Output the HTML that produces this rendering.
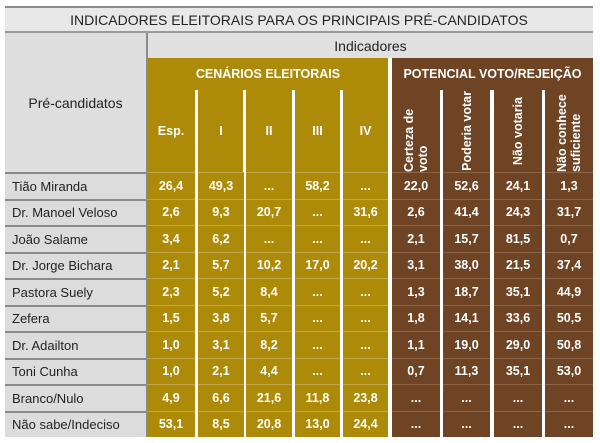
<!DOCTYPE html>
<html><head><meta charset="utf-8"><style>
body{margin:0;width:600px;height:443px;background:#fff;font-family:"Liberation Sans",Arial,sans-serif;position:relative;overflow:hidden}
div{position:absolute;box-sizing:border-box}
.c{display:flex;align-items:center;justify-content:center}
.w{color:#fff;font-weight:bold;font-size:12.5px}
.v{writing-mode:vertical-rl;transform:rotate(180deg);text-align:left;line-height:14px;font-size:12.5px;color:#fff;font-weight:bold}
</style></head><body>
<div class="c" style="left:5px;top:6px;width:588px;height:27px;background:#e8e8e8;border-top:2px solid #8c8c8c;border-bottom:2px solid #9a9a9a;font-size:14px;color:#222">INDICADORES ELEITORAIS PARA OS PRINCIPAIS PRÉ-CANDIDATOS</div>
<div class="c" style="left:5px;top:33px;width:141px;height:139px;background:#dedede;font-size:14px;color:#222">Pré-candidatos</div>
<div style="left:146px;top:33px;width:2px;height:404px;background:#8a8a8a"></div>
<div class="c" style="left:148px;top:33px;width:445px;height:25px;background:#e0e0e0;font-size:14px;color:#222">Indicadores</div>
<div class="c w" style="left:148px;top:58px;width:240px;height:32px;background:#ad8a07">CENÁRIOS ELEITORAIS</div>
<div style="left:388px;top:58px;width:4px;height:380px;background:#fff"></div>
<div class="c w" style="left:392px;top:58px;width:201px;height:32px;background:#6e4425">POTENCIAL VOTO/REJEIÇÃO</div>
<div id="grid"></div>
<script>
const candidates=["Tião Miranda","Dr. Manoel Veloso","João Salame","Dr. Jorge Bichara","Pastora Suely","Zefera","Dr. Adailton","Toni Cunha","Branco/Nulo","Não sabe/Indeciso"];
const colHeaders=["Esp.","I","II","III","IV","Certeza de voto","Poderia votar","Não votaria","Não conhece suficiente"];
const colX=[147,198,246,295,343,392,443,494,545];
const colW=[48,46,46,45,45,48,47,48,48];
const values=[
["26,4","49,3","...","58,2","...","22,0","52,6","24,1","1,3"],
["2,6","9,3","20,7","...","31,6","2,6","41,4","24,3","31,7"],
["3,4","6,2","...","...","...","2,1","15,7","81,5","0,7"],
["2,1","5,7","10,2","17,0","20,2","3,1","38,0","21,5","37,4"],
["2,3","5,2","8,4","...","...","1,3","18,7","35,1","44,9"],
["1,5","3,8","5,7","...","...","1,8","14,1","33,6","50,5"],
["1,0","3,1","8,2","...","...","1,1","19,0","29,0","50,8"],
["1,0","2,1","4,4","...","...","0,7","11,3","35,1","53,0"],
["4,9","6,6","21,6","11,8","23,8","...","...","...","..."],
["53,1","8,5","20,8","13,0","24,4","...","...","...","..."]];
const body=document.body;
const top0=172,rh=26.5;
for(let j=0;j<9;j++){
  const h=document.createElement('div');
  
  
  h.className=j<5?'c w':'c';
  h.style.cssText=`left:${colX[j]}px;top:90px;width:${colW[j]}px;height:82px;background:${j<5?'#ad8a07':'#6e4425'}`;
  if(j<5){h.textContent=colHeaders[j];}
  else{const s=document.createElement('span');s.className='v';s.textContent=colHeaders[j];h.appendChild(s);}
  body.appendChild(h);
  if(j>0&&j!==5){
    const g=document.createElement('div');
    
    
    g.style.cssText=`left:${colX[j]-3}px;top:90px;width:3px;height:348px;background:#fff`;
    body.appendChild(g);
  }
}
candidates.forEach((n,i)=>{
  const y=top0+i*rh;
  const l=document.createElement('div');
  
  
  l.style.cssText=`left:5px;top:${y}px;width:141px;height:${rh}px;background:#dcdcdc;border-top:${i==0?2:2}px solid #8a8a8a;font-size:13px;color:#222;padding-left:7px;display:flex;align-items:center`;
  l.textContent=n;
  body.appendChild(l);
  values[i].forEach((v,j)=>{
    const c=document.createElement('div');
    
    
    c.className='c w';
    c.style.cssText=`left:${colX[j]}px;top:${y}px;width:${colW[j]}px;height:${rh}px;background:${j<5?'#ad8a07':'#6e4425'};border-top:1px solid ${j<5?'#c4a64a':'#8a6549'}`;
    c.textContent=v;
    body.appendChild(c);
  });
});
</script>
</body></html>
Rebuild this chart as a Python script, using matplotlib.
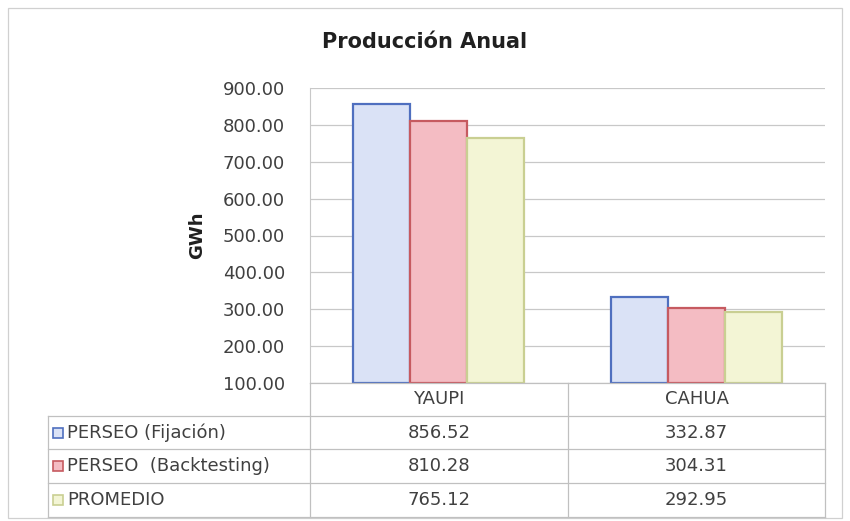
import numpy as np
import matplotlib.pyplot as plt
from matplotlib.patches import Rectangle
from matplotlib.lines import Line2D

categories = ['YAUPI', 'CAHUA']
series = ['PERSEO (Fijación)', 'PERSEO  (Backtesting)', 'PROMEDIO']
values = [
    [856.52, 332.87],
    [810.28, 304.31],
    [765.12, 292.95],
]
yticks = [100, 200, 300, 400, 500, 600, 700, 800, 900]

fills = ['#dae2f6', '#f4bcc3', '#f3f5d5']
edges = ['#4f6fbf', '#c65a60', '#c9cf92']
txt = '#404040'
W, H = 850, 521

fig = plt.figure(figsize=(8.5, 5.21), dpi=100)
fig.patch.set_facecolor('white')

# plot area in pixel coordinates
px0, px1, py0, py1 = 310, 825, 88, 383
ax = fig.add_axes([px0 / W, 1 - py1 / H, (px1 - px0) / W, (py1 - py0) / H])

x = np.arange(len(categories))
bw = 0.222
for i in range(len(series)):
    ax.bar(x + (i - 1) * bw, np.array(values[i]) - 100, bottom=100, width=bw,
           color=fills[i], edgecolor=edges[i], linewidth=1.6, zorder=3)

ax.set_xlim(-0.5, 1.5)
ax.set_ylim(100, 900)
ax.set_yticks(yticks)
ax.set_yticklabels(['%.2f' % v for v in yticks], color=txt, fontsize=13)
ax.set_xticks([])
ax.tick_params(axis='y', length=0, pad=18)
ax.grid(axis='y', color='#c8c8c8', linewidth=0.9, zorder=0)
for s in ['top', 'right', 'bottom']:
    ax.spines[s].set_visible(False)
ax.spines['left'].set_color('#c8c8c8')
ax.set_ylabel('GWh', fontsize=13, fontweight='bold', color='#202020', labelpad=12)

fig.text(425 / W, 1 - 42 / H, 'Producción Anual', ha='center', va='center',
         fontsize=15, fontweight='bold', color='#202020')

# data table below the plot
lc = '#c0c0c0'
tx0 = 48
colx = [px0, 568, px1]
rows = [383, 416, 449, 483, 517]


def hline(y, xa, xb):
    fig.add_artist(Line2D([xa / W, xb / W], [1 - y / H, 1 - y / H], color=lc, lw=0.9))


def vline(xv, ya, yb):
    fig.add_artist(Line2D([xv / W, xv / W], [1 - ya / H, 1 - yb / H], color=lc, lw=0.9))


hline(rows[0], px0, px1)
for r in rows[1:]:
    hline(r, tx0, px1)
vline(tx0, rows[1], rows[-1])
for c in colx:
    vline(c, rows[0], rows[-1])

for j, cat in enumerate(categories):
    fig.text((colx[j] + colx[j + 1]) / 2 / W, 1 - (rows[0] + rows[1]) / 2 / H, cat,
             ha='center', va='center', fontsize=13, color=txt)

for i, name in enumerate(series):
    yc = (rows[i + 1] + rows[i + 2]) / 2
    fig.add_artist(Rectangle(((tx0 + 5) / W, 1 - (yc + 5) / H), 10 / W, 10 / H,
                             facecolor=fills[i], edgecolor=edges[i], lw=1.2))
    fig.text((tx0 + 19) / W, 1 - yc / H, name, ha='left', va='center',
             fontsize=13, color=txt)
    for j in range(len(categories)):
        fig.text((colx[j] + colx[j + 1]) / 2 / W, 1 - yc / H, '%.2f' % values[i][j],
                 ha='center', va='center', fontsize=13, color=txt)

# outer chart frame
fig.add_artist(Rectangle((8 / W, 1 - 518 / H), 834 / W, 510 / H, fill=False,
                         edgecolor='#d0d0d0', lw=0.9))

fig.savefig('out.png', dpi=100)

= = = = = = =

■ **Task details**
Give back, unchanged, each line from the one containing "Rebuild this chart" through the one containing "from matplotlib.lines import Line2D". Pictures are to be left out.

■ **Task result**
Rebuild this chart as a Python script, using matplotlib.
import numpy as np
import matplotlib.pyplot as plt
from matplotlib.patches import Rectangle
from matplotlib.lines import Line2D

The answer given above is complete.